Americans outraged by his recent release
The U.S. Department of State today announced a new reward offering a $5 million for information leading to the arrest and/or conviction of Mexican druglord Caro-Quinterounder under the Narcotics Reward Program.
Caro-Quintero had kidnapped, tortured and murdered U.S. Drug Enforcement Administration Special Agent Enrique “Kiki” Camarena in 1985.
The Mexican druglord had served 28 years of a 40-year prison term for his crimes when a Mexican court ordered his release in August 2013 due to procedural grounds.
Caro-Quintero is indicted by the U.S. Attorney’s Office for the Central District of California on many U.S. federal felony charges. US considered him a fugitive from justice.
American outraged by the release of Quintero
After the release of Quintero, Americans were angry with the decision and triggered another protest when the ruling also dismissed accusations against Caro Quintero of the killings of two other Americans John Clay Walker and Albert Radelat of Fort Worth.

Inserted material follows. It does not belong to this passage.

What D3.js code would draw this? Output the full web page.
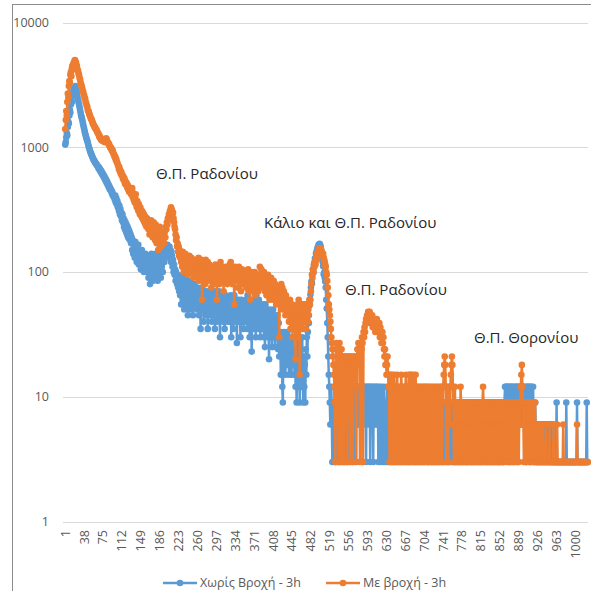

Reports say the announcement as the country celebrates the Red Ribbon Week in October. The event is the nation’s largest drug prevention effort. It was initiated after Camarena’s death in 1985 and is celebrated nationally every October
The Narcotics Rewards Program was established by Congress in 1986 as a tool to assist the U.S. government in identifying and bringing to justice major violators of U.S. narcotics laws.
The Department’s Bureau of International Narcotics and Law Enforcement Affairs (INL) manages the program in coordination with the Department of Justice and its Federal Bureau of Investigation (FBI) and Drug Enforcement Administration (DEA), the Department of Homeland Security and its Immigration and Customs Enforcement (ICE), and other U.S. agencies.